Recorded data:
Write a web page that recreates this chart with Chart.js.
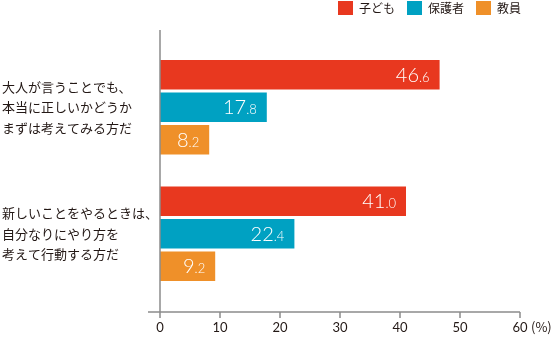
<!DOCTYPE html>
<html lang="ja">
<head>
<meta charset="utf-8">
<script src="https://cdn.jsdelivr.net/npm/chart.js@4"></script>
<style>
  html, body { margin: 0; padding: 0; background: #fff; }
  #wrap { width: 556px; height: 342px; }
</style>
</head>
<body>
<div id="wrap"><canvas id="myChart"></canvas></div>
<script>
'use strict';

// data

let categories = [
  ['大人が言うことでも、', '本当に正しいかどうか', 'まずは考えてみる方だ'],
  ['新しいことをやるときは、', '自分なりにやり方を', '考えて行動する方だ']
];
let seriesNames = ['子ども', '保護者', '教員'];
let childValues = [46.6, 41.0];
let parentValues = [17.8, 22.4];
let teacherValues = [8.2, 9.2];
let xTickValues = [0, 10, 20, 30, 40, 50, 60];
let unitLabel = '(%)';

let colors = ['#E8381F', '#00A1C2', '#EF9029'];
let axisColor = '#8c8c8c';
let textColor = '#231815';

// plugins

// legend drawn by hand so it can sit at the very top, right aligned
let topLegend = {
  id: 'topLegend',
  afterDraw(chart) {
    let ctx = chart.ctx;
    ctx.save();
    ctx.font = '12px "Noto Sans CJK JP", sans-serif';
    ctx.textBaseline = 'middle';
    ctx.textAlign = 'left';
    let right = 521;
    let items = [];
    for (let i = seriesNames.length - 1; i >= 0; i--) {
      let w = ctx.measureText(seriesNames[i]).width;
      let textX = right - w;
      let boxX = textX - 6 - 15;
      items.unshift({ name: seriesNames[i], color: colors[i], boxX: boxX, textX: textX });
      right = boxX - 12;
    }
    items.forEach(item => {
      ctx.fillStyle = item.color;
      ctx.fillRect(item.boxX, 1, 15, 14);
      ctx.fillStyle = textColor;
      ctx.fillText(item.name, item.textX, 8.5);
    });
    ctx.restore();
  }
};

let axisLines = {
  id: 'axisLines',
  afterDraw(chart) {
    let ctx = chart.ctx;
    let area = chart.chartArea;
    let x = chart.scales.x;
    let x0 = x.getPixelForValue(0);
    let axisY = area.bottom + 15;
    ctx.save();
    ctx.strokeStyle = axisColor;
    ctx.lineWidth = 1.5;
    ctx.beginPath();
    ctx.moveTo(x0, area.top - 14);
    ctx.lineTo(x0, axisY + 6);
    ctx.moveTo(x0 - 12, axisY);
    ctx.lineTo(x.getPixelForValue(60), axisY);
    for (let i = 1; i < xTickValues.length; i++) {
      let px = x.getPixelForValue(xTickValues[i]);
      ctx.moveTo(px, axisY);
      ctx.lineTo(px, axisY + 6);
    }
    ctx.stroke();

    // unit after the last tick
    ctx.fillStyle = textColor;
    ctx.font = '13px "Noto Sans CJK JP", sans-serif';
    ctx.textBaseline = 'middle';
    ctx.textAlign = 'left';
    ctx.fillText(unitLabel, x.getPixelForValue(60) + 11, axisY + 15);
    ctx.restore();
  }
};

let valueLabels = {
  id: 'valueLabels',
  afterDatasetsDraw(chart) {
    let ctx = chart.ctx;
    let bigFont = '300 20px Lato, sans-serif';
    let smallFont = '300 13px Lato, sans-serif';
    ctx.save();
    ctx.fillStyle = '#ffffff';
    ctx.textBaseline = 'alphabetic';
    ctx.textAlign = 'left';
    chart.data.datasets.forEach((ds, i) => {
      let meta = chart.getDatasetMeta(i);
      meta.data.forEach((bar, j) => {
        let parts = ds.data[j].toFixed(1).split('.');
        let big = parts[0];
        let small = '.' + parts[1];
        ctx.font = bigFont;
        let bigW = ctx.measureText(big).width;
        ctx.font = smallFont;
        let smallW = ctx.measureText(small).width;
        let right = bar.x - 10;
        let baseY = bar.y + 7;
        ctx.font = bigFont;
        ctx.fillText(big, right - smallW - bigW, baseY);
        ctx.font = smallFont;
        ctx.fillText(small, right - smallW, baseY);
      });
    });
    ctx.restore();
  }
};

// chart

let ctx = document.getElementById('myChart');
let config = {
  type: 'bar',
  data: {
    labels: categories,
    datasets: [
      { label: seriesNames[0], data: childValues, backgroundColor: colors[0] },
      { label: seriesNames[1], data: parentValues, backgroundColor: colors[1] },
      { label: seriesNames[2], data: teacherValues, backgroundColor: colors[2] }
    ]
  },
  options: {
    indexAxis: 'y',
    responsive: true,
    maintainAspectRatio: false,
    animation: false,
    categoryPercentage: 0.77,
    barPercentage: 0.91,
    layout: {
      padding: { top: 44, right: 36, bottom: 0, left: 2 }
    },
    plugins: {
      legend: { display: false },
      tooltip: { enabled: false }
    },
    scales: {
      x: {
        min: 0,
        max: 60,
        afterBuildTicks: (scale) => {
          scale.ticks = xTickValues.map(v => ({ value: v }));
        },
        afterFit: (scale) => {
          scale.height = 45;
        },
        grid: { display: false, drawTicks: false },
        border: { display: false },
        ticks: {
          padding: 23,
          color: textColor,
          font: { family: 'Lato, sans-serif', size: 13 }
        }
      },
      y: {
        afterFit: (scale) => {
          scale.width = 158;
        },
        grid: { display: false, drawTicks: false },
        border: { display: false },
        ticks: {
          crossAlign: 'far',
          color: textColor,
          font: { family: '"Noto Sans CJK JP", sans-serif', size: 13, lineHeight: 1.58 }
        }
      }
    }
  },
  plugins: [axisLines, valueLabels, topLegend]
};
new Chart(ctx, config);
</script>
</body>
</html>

What to do:
Reproduce every line precisely as given, omitting all pictures.

Result for this exercise:
Write a web page that recreates this chart with Chart.js.
<!DOCTYPE html>
<html lang="ja">
<head>
<meta charset="utf-8">
<script src="https://cdn.jsdelivr.net/npm/chart.js@4"></script>
<style>
  html, body { margin: 0; padding: 0; background: #fff; }
  #wrap { width: 556px; height: 342px; }
</style>
</head>
<body>
<div id="wrap"><canvas id="myChart"></canvas></div>
<script>
'use strict';

// data

let categories = [
  ['大人が言うことでも、', '本当に正しいかどうか', 'まずは考えてみる方だ'],
  ['新しいことをやるときは、', '自分なりにやり方を', '考えて行動する方だ']
];
let seriesNames = ['子ども', '保護者', '教員'];
let childValues = [46.6, 41.0];
let parentValues = [17.8, 22.4];
let teacherValues = [8.2, 9.2];
let xTickValues = [0, 10, 20, 30, 40, 50, 60];
let unitLabel = '(%)';

let colors = ['#E8381F', '#00A1C2', '#EF9029'];
let axisColor = '#8c8c8c';
let textColor = '#231815';

// plugins

// legend drawn by hand so it can sit at the very top, right aligned
let topLegend = {
  id: 'topLegend',
  afterDraw(chart) {
    let ctx = chart.ctx;
    ctx.save();
    ctx.font = '12px "Noto Sans CJK JP", sans-serif';
    ctx.textBaseline = 'middle';
    ctx.textAlign = 'left';
    let right = 521;
    let items = [];
    for (let i = seriesNames.length - 1; i >= 0; i--) {
      let w = ctx.measureText(seriesNames[i]).width;
      let textX = right - w;
      let boxX = textX - 6 - 15;
      items.unshift({ name: seriesNames[i], color: colors[i], boxX: boxX, textX: textX });
      right = boxX - 12;
    }
    items.forEach(item => {
      ctx.fillStyle = item.color;
      ctx.fillRect(item.boxX, 1, 15, 14);
      ctx.fillStyle = textColor;
      ctx.fillText(item.name, item.textX, 8.5);
    });
    ctx.restore();
  }
};

let axisLines = {
  id: 'axisLines',
  afterDraw(chart) {
    let ctx = chart.ctx;
    let area = chart.chartArea;
    let x = chart.scales.x;
    let x0 = x.getPixelForValue(0);
    let axisY = area.bottom + 15;
    ctx.save();
    ctx.strokeStyle = axisColor;
    ctx.lineWidth = 1.5;
    ctx.beginPath();
    ctx.moveTo(x0, area.top - 14);
    ctx.lineTo(x0, axisY + 6);
    ctx.moveTo(x0 - 12, axisY);
    ctx.lineTo(x.getPixelForValue(60), axisY);
    for (let i = 1; i < xTickValues.length; i++) {
      let px = x.getPixelForValue(xTickValues[i]);
      ctx.moveTo(px, axisY);
      ctx.lineTo(px, axisY + 6);
    }
    ctx.stroke();

    // unit after the last tick
    ctx.fillStyle = textColor;
    ctx.font = '13px "Noto Sans CJK JP", sans-serif';
    ctx.textBaseline = 'middle';
    ctx.textAlign = 'left';
    ctx.fillText(unitLabel, x.getPixelForValue(60) + 11, axisY + 15);
    ctx.restore();
  }
};

let valueLabels = {
  id: 'valueLabels',
  afterDatasetsDraw(chart) {
    let ctx = chart.ctx;
    let bigFont = '300 20px Lato, sans-serif';
    let smallFont = '300 13px Lato, sans-serif';
    ctx.save();
    ctx.fillStyle = '#ffffff';
    ctx.textBaseline = 'alphabetic';
    ctx.textAlign = 'left';
    chart.data.datasets.forEach((ds, i) => {
      let meta = chart.getDatasetMeta(i);
      meta.data.forEach((bar, j) => {
        let parts = ds.data[j].toFixed(1).split('.');
        let big = parts[0];
        let small = '.' + parts[1];
        ctx.font = bigFont;
        let bigW = ctx.measureText(big).width;
        ctx.font = smallFont;
        let smallW = ctx.measureText(small).width;
        let right = bar.x - 10;
        let baseY = bar.y + 7;
        ctx.font = bigFont;
        ctx.fillText(big, right - smallW - bigW, baseY);
        ctx.font = smallFont;
        ctx.fillText(small, right - smallW, baseY);
      });
    });
    ctx.restore();
  }
};

// chart

let ctx = document.getElementById('myChart');
let config = {
  type: 'bar',
  data: {
    labels: categories,
    datasets: [
      { label: seriesNames[0], data: childValues, backgroundColor: colors[0] },
      { label: seriesNames[1], data: parentValues, backgroundColor: colors[1] },
      { label: seriesNames[2], data: teacherValues, backgroundColor: colors[2] }
    ]
  },
  options: {
    indexAxis: 'y',
    responsive: true,
    maintainAspectRatio: false,
    animation: false,
    categoryPercentage: 0.77,
    barPercentage: 0.91,
    layout: {
      padding: { top: 44, right: 36, bottom: 0, left: 2 }
    },
    plugins: {
      legend: { display: false },
      tooltip: { enabled: false }
    },
    scales: {
      x: {
        min: 0,
        max: 60,
        afterBuildTicks: (scale) => {
          scale.ticks = xTickValues.map(v => ({ value: v }));
        },
        afterFit: (scale) => {
          scale.height = 45;
        },
        grid: { display: false, drawTicks: false },
        border: { display: false },
        ticks: {
          padding: 23,
          color: textColor,
          font: { family: 'Lato, sans-serif', size: 13 }
        }
      },
      y: {
        afterFit: (scale) => {
          scale.width = 158;
        },
        grid: { display: false, drawTicks: false },
        border: { display: false },
        ticks: {
          crossAlign: 'far',
          color: textColor,
          font: { family: '"Noto Sans CJK JP", sans-serif', size: 13, lineHeight: 1.58 }
        }
      }
    }
  },
  plugins: [axisLines, valueLabels, topLegend]
};
new Chart(ctx, config);
</script>
</body>
</html>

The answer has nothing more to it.